• [WORK INSTRUCTIONS]: All of the listing below must be repeated word for word. Pictures are the only thing to omit.

• [PROVIDED MATERIAL]:
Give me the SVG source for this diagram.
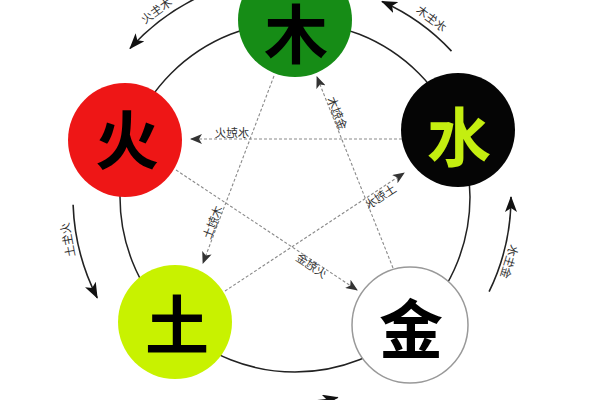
<svg xmlns="http://www.w3.org/2000/svg" width="600" height="400" viewBox="0 0 600 400">
<style>
.big{font-family:"Noto Sans CJK SC","Noto Sans CJK JP",sans-serif;font-weight:700;font-size:64px;text-anchor:middle;dominant-baseline:central}
.lab{font-family:"Noto Sans CJK SC","Noto Sans CJK JP",sans-serif;font-size:11.5px;fill:#333;text-anchor:middle;dominant-baseline:central}
.arc{fill:none;stroke:#222;stroke-width:1.6;marker-end:url(#ah)}
.dash{fill:none;stroke:#8a8a8a;stroke-width:1.1;stroke-dasharray:3 2;marker-end:url(#dh)}
</style>
<defs>
<marker id="ah" viewBox="0 0 16 12" refX="15" refY="6" markerWidth="16" markerHeight="12" markerUnits="userSpaceOnUse" orient="auto">
<path d="M0,0 L16,6 L0,12 L4,6 Z" fill="#111"/>
</marker>
<marker id="dh" viewBox="0 0 12 10" refX="11" refY="5" markerWidth="12" markerHeight="10" markerUnits="userSpaceOnUse" orient="auto">
<path d="M0,0 L12,5 L0,10 L3,5 Z" fill="#333"/>
</marker>
</defs>
<rect width="600" height="400" fill="#fff"/>
<circle cx="295" cy="197" r="175" fill="none" stroke="#222" stroke-width="1.5"/>
<g id="connectors">
<path class="arc" d="M201.2,-4.2 A222,222 0 0 0 130,48.5"/>
<path class="arc" d="M451.5,51.1 A214,214 0 0 0 382,1.5"/>
<path class="arc" d="M73.1,204.7 A222,222 0 0 0 97.2,297.8"/>
<path class="arc" d="M489.1,291.7 A216,216 0 0 0 511,197"/>
<path class="arc" d="M287.8,401.9 A205,205 0 0 0 337.6,397.5"/>
<path class="dash" d="M402,139 L191,139"/>
<path class="dash" d="M274,76 L203,263"/>
<path class="dash" d="M393,268 L317,77"/>
<path class="dash" d="M176,170 L357,290"/>
<path class="dash" d="M225,291 L404,173"/>
<text class="lab" transform="translate(156,10) rotate(-36) scale(-1,1)">木生火</text>
<text class="lab" transform="translate(432,18) rotate(37) scale(-1,1)">水生木</text>
<text class="lab" transform="translate(67,240) rotate(-101) scale(-1,1)">火生土</text>
<text class="lab" transform="translate(510,262) rotate(107) scale(-1,1)">金生水</text>
<text class="lab" transform="translate(232,132) scale(-1,1)">水尅火</text>
<text class="lab" transform="translate(212,222) rotate(-69) scale(-1,1)">木尅土</text>
<text class="lab" transform="translate(338,113) rotate(68) scale(-1,1)">金尅木</text>
<text class="lab" transform="translate(312,265) rotate(33.5) scale(-1,1)">火尅金</text>
<text class="lab" transform="translate(380,196) rotate(-33.4) scale(-1,1)">土尅水</text>
</g>
<g id="wood">
<circle cx="295" cy="20" r="57" fill="#168c16"/>
<text class="big" x="296" y="30" fill="#000">木</text>
</g>
<g id="fire">
<circle cx="125" cy="140" r="57" fill="#ee1616"/>
<text class="big" x="127" y="136" fill="#000">火</text>
</g>
<g id="water">
<circle cx="458" cy="130" r="57" fill="#050505"/>
<text class="big" x="459" y="133" fill="#c4ee10">水</text>
</g>
<g id="earth">
<circle cx="175" cy="322" r="57" fill="#c8f200"/>
<text class="big" x="177" y="321" fill="#000">土</text>
</g>
<g id="metal">
<circle cx="410" cy="325" r="58" fill="#fff" stroke="#999" stroke-width="1.5"/>
<text class="big" x="411" y="325" fill="#000">金</text>
</g>
</svg>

• [TASK RESPONSE]:
Give me the SVG source for this diagram.
<svg xmlns="http://www.w3.org/2000/svg" width="600" height="400" viewBox="0 0 600 400">
<style>
.big{font-family:"Noto Sans CJK SC","Noto Sans CJK JP",sans-serif;font-weight:700;font-size:64px;text-anchor:middle;dominant-baseline:central}
.lab{font-family:"Noto Sans CJK SC","Noto Sans CJK JP",sans-serif;font-size:11.5px;fill:#333;text-anchor:middle;dominant-baseline:central}
.arc{fill:none;stroke:#222;stroke-width:1.6;marker-end:url(#ah)}
.dash{fill:none;stroke:#8a8a8a;stroke-width:1.1;stroke-dasharray:3 2;marker-end:url(#dh)}
</style>
<defs>
<marker id="ah" viewBox="0 0 16 12" refX="15" refY="6" markerWidth="16" markerHeight="12" markerUnits="userSpaceOnUse" orient="auto">
<path d="M0,0 L16,6 L0,12 L4,6 Z" fill="#111"/>
</marker>
<marker id="dh" viewBox="0 0 12 10" refX="11" refY="5" markerWidth="12" markerHeight="10" markerUnits="userSpaceOnUse" orient="auto">
<path d="M0,0 L12,5 L0,10 L3,5 Z" fill="#333"/>
</marker>
</defs>
<rect width="600" height="400" fill="#fff"/>
<circle cx="295" cy="197" r="175" fill="none" stroke="#222" stroke-width="1.5"/>
<g id="connectors">
<path class="arc" d="M201.2,-4.2 A222,222 0 0 0 130,48.5"/>
<path class="arc" d="M451.5,51.1 A214,214 0 0 0 382,1.5"/>
<path class="arc" d="M73.1,204.7 A222,222 0 0 0 97.2,297.8"/>
<path class="arc" d="M489.1,291.7 A216,216 0 0 0 511,197"/>
<path class="arc" d="M287.8,401.9 A205,205 0 0 0 337.6,397.5"/>
<path class="dash" d="M402,139 L191,139"/>
<path class="dash" d="M274,76 L203,263"/>
<path class="dash" d="M393,268 L317,77"/>
<path class="dash" d="M176,170 L357,290"/>
<path class="dash" d="M225,291 L404,173"/>
<text class="lab" transform="translate(156,10) rotate(-36) scale(-1,1)">木生火</text>
<text class="lab" transform="translate(432,18) rotate(37) scale(-1,1)">水生木</text>
<text class="lab" transform="translate(67,240) rotate(-101) scale(-1,1)">火生土</text>
<text class="lab" transform="translate(510,262) rotate(107) scale(-1,1)">金生水</text>
<text class="lab" transform="translate(232,132) scale(-1,1)">水尅火</text>
<text class="lab" transform="translate(212,222) rotate(-69) scale(-1,1)">木尅土</text>
<text class="lab" transform="translate(338,113) rotate(68) scale(-1,1)">金尅木</text>
<text class="lab" transform="translate(312,265) rotate(33.5) scale(-1,1)">火尅金</text>
<text class="lab" transform="translate(380,196) rotate(-33.4) scale(-1,1)">土尅水</text>
</g>
<g id="wood">
<circle cx="295" cy="20" r="57" fill="#168c16"/>
<text class="big" x="296" y="30" fill="#000">木</text>
</g>
<g id="fire">
<circle cx="125" cy="140" r="57" fill="#ee1616"/>
<text class="big" x="127" y="136" fill="#000">火</text>
</g>
<g id="water">
<circle cx="458" cy="130" r="57" fill="#050505"/>
<text class="big" x="459" y="133" fill="#c4ee10">水</text>
</g>
<g id="earth">
<circle cx="175" cy="322" r="57" fill="#c8f200"/>
<text class="big" x="177" y="321" fill="#000">土</text>
</g>
<g id="metal">
<circle cx="410" cy="325" r="58" fill="#fff" stroke="#999" stroke-width="1.5"/>
<text class="big" x="411" y="325" fill="#000">金</text>
</g>
</svg>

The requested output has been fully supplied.